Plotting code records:
◇ ◇ ◇

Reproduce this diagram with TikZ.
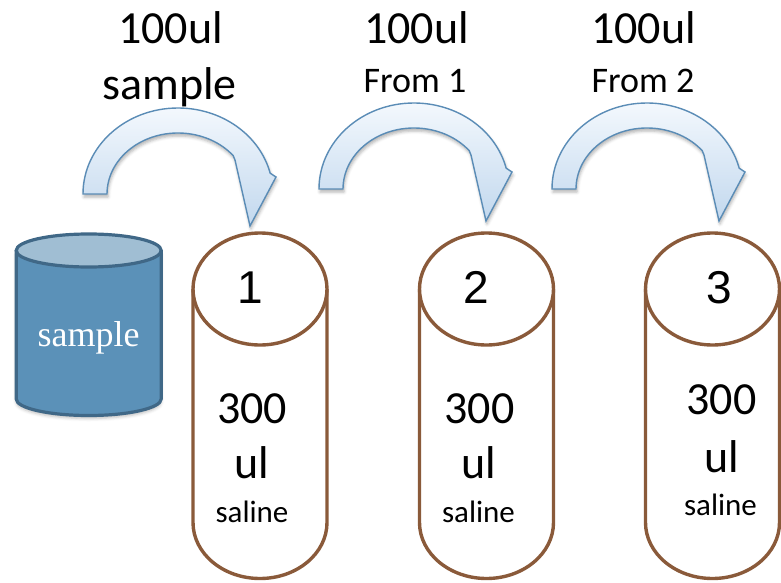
\documentclass[tikz,border=0pt]{standalone}
\usepackage{fontspec}
\setmainfont{Carlito}
\newfontfamily\numfont{Liberation Sans}
\newfontfamily\vialfont{Liberation Serif}
\usetikzlibrary{shadows.blur}

\definecolor{tubebrown}{HTML}{8A5A3A}
\definecolor{vialside}{HTML}{5B91B8}
\definecolor{vialtop}{HTML}{A0BED3}
\definecolor{vialedge}{HTML}{406887}
\definecolor{arrowedge}{HTML}{5A8CB6}
\definecolor{arrowlight}{HTML}{F3F8FD}
\definecolor{arrowdark}{HTML}{C2D8EE}

\tikzset{
  txt/.style={inner sep=0pt, anchor=base, text=black},
  bigtxt/.style={txt, font=\fontsize{46}{46}\selectfont},
  midtxt/.style={txt, font=\fontsize{36}{36}\selectfont},
  smalltxt/.style={txt, font=\fontsize{31}{31}\selectfont},
  numtxt/.style={txt, font=\numfont\fontsize{46}{46}\selectfont},
  tubeline/.style={draw=tubebrown, line width=3.4pt, line join=round, fill=white},
  vialbody/.style={draw=vialedge, line width=3.2pt, line join=round, fill=vialside,
    blur shadow={shadow xshift=0pt, shadow yshift=-3pt, shadow blur radius=3pt, shadow opacity=25}},
  vialcap/.style={draw=vialedge, line width=3.2pt, fill=vialtop},
  arrowbody/.style={draw=arrowedge, line width=1.4pt, line join=miter,
    top color=arrowlight, bottom color=arrowdark,
    blur shadow={shadow xshift=1pt, shadow yshift=-3pt, shadow blur radius=3pt, shadow opacity=30}},
  % curved block arrow, origin at the centre of its arcs
  pics/bendarrow/.style={code={
    \path[arrowbody] (-95,0)
      arc[start angle=180, end angle=14, x radius=95pt, y radius=86pt]
      -- (98,-17) -- (72,32) -- (57,-34) -- (55.18,-38.39)
      arc[start angle=39, end angle=180, x radius=71pt, y radius=61pt]
      -- cycle;
  }},
  % saline tube, origin at the centre of its top ellipse
  pics/salinetube/.style={code={
    \path[tubeline] (-67,0) -- (-67,233.5)
      arc[start angle=180, end angle=360, x radius=67pt, y radius=56pt]
      -- (67,0);
    \path[tubeline] (0,0) ellipse[x radius=67pt, y radius=56pt];
  }}
}

\begin{document}
\begin{tikzpicture}[x=1pt, y=-1pt]
\useasboundingbox (0,0) rectangle (781,583);

% sample vial
\path[vialbody] (16.2,250.5) -- (16.2,399)
  arc[start angle=180, end angle=360, x radius=72.5pt, y radius=16.5pt]
  -- (161.2,250.5);
\path[vialcap] (88.7,250.5) ellipse[x radius=72.5pt, y radius=16.5pt];
\node[txt, text=white, font=\vialfont\fontsize{36}{36}\selectfont] (vial) at (88.5,346) {sample};

% dilution tubes
\pic at (260,289) {salinetube};
\pic at (486.5,289) {salinetube};
\pic at (712.5,289) {salinetube};

% transfer arrows
\pic at (178,194) {bendarrow};
\pic at (414,189) {bendarrow};
\pic at (647,189) {bendarrow};

% transfer labels
\node[bigtxt] (l1a) at (170.5,43.5) {100ul};
\node[bigtxt] (l1b) at (169.5,100) {sample};
\node[bigtxt] (l2a) at (416.5,44) {100ul};
\node[midtxt] (l2b) at (415,93) {From 1};
\node[bigtxt] (l3a) at (643.5,44) {100ul};
\node[midtxt] (l3b) at (643,93) {From 2};

% tube 1
\node[numtxt] (n1) at (250,303) {1};
\node[bigtxt] (v1) at (252,423) {300};
\node[bigtxt] (u1) at (251.5,478) {ul};
\node[smalltxt] (s1) at (252,522) {saline};

% tube 2
\node[numtxt] (n2) at (476.5,303) {2};
\node[bigtxt] (v2) at (479.5,423) {300};
\node[bigtxt] (u2) at (479,478) {ul};
\node[smalltxt] (s2) at (478.5,522) {saline};

% tube 3
\node[numtxt] (n3) at (719,303) {3};
\node[bigtxt] (v3) at (721.5,414) {300};
\node[bigtxt] (u3) at (721.5,472) {ul};
\node[smalltxt] (s3) at (720.5,515) {saline};
\end{tikzpicture}
\end{document}
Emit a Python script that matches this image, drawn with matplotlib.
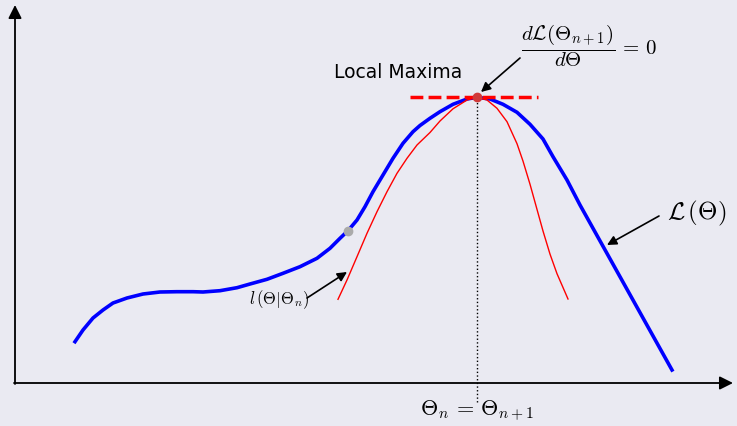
import matplotlib
matplotlib.use("Agg")
import matplotlib.pyplot as plt

plt.rcParams['mathtext.fontset'] = 'cm'
plt.rcParams['font.family'] = ['DejaVu Sans']

bg = '#eaeaf2'

# likelihood curve L(theta)
theta_L = [75, 83, 93, 103, 113, 127, 143, 160, 177, 193, 203, 220, 237, 250,
           267, 283, 300, 317, 330, 340, 348, 357, 365, 373, 383, 393, 403,
           413, 420, 430, 440, 453, 467, 477, 490, 503, 517, 530, 543, 553,
           567, 580, 672]
L_vals = [84.3, 96, 108, 116, 123, 128, 132, 134, 134.3, 134.3, 134, 135.3,
          138.3, 142, 146.7, 152.7, 159.3, 167.7, 177.7, 187.7, 195.3, 206,
          219.3, 234.3, 251, 267.7, 282.7, 294.3, 300.5, 307.7, 314.3, 321.7,
          327, 328.7, 327, 321.7, 313.7, 301.7, 287, 269.3, 246, 221, 56]

# lower bound l(theta | theta_n)
theta_l = [338, 347, 357, 367, 377, 387, 397, 407, 417, 430, 440, 453, 467,
           477, 487, 497, 507, 517, 523, 530, 537, 543, 550, 557, 568]
l_vals = [126.7, 146, 169.3, 192.7, 214.3, 234.3, 252.7, 267.7, 281, 293.5,
          305, 317.2, 326, 328.7, 326, 317.7, 304.3, 282.3, 264.9, 241.8,
          216.6, 195, 171.9, 152.3, 127]

theta_n = 348
L_n = 195.3
theta_max = 477
L_max = 328.7


def arrow(ax, tail, head):
    ax.annotate('', xy=head, xytext=tail,
                arrowprops=dict(arrowstyle='-|>', color='black', lw=1.2,
                                shrinkA=0, shrinkB=0, mutation_scale=14))


def main():
    fig = plt.figure(figsize=(7.37, 4.26), dpi=100, facecolor=bg)
    ax = fig.add_axes([0, 0, 1, 1])
    ax.set_facecolor(bg)
    ax.set_xlim(0, 737)
    ax.set_ylim(0, 426)
    ax.axis('off')

    # axes arrows
    ax.annotate('', xy=(15, 421), xytext=(15, 42),
                arrowprops=dict(arrowstyle='-|>', color='black', lw=1.3,
                                shrinkA=0, shrinkB=0, mutation_scale=20))
    ax.annotate('', xy=(733, 43), xytext=(14, 43),
                arrowprops=dict(arrowstyle='-|>', color='black', lw=1.3,
                                shrinkA=0, shrinkB=0, mutation_scale=20))

    ax.plot(theta_L, L_vals, color='blue', lw=2.6, solid_joinstyle='round')
    ax.plot(theta_l, l_vals, color='red', lw=1.0, solid_joinstyle='round')

    # tangent at the maximum
    ax.plot([410, 538], [L_max, L_max], color='red', lw=2.5,
            dashes=(3.7, 1.5))
    ax.plot([theta_max, theta_max], [24, L_max], color='black', lw=1.0,
            linestyle=':')

    ax.plot(theta_n, L_n, 'o', color='#aaaaaa', ms=6, zorder=5)
    ax.plot(theta_max, L_max, 'o', color='#d03a3a', ms=6, zorder=5)

    ax.text(theta_max, 15, r'$\Theta_n\,=\,\Theta_{n+1}$', ha='center',
            va='center', fontsize=16)
    ax.text(398, 354, 'Local Maxima', ha='center', va='center', fontsize=13.5)

    ax.text(589, 380, r'$\dfrac{d\mathcal{L}(\Theta_{n+1})}{d\Theta}\,=\,0$',
            ha='center', va='center', fontsize=15)
    arrow(ax, (520, 368), (481, 334))

    ax.text(279, 126, r'$l\,(\Theta|\Theta_n)$', ha='center', va='center',
            fontsize=12)
    arrow(ax, (307, 128), (347, 154))

    ax.text(697, 213, r'$\mathcal{L}\,(\Theta)$', ha='center', va='center',
            fontsize=18)
    arrow(ax, (659, 210), (607, 181))

    fig.savefig('out.png', dpi=100, facecolor=bg)


if __name__ == "__main__":
    main()
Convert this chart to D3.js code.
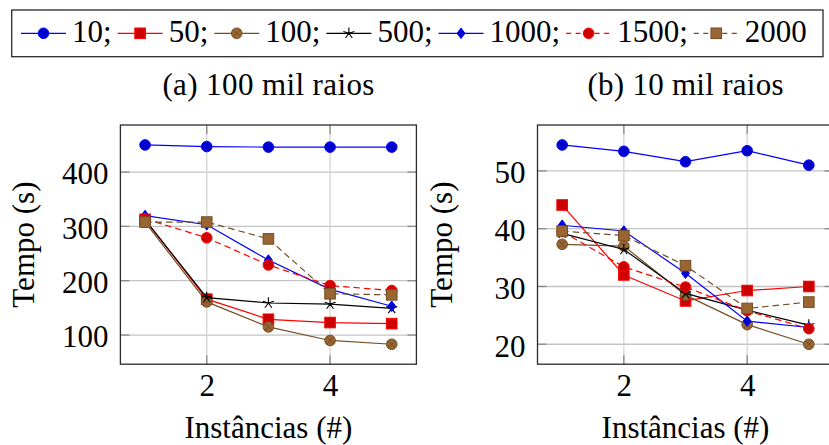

◇ ◇ ◇

Pick out the lines containing the string "this" and show them.

_Finished answer_.
Reproduce this diagram with TikZ.
Emit a Python script that matches this image, drawn with matplotlib.
Convert this chart to D3.js code.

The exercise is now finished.